In My Next Life

In my next life I’m going to very smart…high IQ and all, tall, thin, pretty, funny, bright, popular yet grounded, excelling in Math, Science and Witchcraft. I will cook like Bobby Flay, dance like Ginger Rogers, and chat like Ellen DeGeneres. I will work out, travel around the world, and be a best selling writer.

Oh — and I will make pigs fly.

I think it would be fun to see how the other life lives. Not that my life is bad — no way, But I think it would be a little easier if I were all of the above, instead of short, pudgy, flat hair, boring job, achy body, the only one to think I’m funny, and a non-published author who is not the sharpest tool in the shed. I cook like the Swedish Chef, dance like a bowl of jelly, and I suffer from Italktoomuchitis.     
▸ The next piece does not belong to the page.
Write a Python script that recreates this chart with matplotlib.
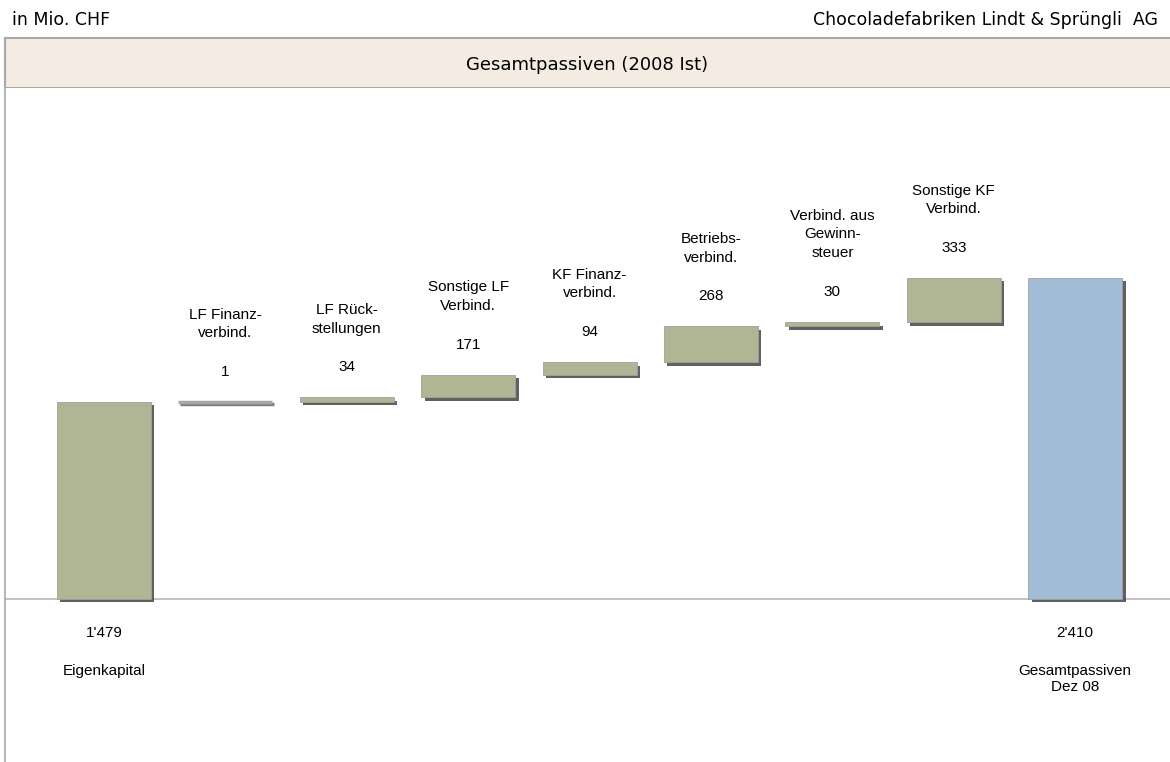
import matplotlib.pyplot as plt
import matplotlib.patheffects as pe
from matplotlib.patches import Rectangle
import numpy as np

# data
labels = ["Eigenkapital", "LF Finanz-\nverbind.", "LF Rück-\nstellungen", "Sonstige LF\nVerbind.",
          "KF Finanz-\nverbind.", "Betriebs-\nverbind.", "Verbind. aus\nGewinn-\nsteuer",
          "Sonstige KF\nVerbind.", "Gesamtpassiven\nDez 08"]
start_value = 1479
deltas = [1, 34, 171, 94, 268, 30, 333]
total = 2410
value_text = ["1'479", "1", "34", "171", "94", "268", "30", "333", "2'410"]

GREEN = "#B0B594"
BLUE = "#A3BDD6"
W, H = 1170, 762

fig = plt.figure(figsize=(W / 100, H / 100), dpi=100)

# header texts
fig.text(12 / W, 1 - 20 / H, "in Mio. CHF", fontsize=12.5, family="DejaVu Sans", va="center", ha="left")
fig.text(1158 / W, 1 - 20 / H, "Chocoladefabriken Lindt & Sprüngli  AG", fontsize=12.5,
         family="DejaVu Sans", va="center", ha="right")

# title box
hdr = fig.add_axes([5 / W, 1 - 88 / H, 1165 / W, 50 / H])
hdr.set_xlim(0, 1); hdr.set_ylim(0, 1)
hdr.add_patch(Rectangle((0, 0), 1.2, 1, facecolor="#F4ECE3", edgecolor="#A8A8A8", lw=1.5,
                        transform=hdr.transAxes, clip_on=False))
hdr.text(0.5, 0.46, "Gesamtpassiven (2008 Ist)", ha="center", va="center", fontsize=13,
         family="DejaVu Sans")
hdr.axis("off")

# main plot area
ax = fig.add_axes([5 / W, 0, 1165 / W, (H - 88) / H])
px_per_unit = 321 / total
step = 121.4
ax.set_xlim(-(104 - 5) / step, (1170 - 104) / step)
ax.set_ylim(-(H - 599) / px_per_unit, (599 - 88) / px_per_unit)
for s in ax.spines.values():
    s.set_visible(False)
ax.set_xticks([]); ax.set_yticks([])
ax.plot([0, 0], [0, 1], transform=ax.transAxes, color="#A8A8A8", lw=1.2, clip_on=False)
ax.axhline(0, color="#B8B8B8", lw=1.2, zorder=1)

n = len(labels)
x = np.arange(n)
bottoms = [0] + list(start_value + np.cumsum([0] + deltas[:-1])) + [0]
heights = [start_value] + deltas + [total]
colors = [GREEN] * (n - 1) + [BLUE]

shadow = [pe.SimplePatchShadow(offset=(2.5, -2.5), shadow_rgbFace="#505050", alpha=0.9), pe.Normal()]
bars = ax.bar(x, heights, bottom=bottoms, width=0.774, color=colors, edgecolor="#A0A0A0",
              linewidth=0.6, zorder=3)
for b, h in zip(bars, heights):
    b.set_path_effects(shadow)
    if h * px_per_unit < 1:
        # tiny bar: draw it as a grey band like the original
        b.set_linewidth(2.5)
        b.set_edgecolor("#A8A8A8")
        b.set_path_effects([pe.Stroke(linewidth=2.5, foreground="#808080", offset=(1, -1.5)),
                            pe.Normal()])

lab_font = dict(family="Liberation Sans", fontsize=11)
for i in range(n):
    top = bottoms[i] + heights[i]
    if i in (0, n - 1):
        ax.annotate(value_text[i], (x[i], 0), xytext=(0, -34), textcoords="offset pixels",
                    ha="center", va="center", **lab_font)
        ax.annotate(labels[i], (x[i], 0), xytext=(0, -65), textcoords="offset pixels",
                    ha="center", va="top", linespacing=1.2, **lab_font)
    else:
        ax.annotate(value_text[i], (x[i], top), xytext=(0, 30), textcoords="offset pixels",
                    ha="center", va="center", **lab_font)
        nl = labels[i].count("\n") + 1
        ax.annotate(labels[i], (x[i], top), xytext=(0, 68 + (nl - 1) * 20 / 2),
                    textcoords="offset pixels", ha="center", va="center",
                    linespacing=1.4, **lab_font)

fig.savefig("out.png", dpi=100)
I’d give anything to flow gracefully into a room, know the answers to all the Jeopardy questions, or whip up Coquilles Saint-Jacques on whim. I’d do anything to be taller so I can reach the things on the second shelf of my kitchen cabinets. And as for coming back being smarter — well, I’ve never been top in my class, let’s put it that way. And the older I get, the more I forget. Sometimes it’s something important like filling the car with gas or calling the insurance people, but more likely it’s where I put my phone, did I turn on the porch light, or did I put salt or sugar in the cookies.

The memory thing bugs me the most. Although I’m still young and can remember how to get to work or grocery shopping, finding my car afterwards can be challenging. Think of how much better grocery shopping would be if I were tall and thin and beautiful while picking Cheerios off the top shelf?

I think it’s my cold that’s making me stressed. I mean, how many times can one blow their nose before it turns red and falls off? I’m clogged and stuffed, sitting on the sofa, wanting to be anywhere but.

Of course you all know that I wouldn’t really trade where I am and who I am. If I would have been tall and lanky with hair that flows sensually down my shoulders I wouldn’t have met my husband and had two great kids and a great daughter in law and grandkids.

I guess I will just have to live that kind of life in my stories. And I admit I do. What knockout women I have! They are strong, independent, not bad looking, and sharp as a tack. They hold their own against kings and matriarchs, and are sexy in their own way. What more could a girl want?

But still — come on — don’t you once in a teeny weeny while wish your person was a little smarter, more agile, or thinner?

And wouldn’t you like to see pigs fly?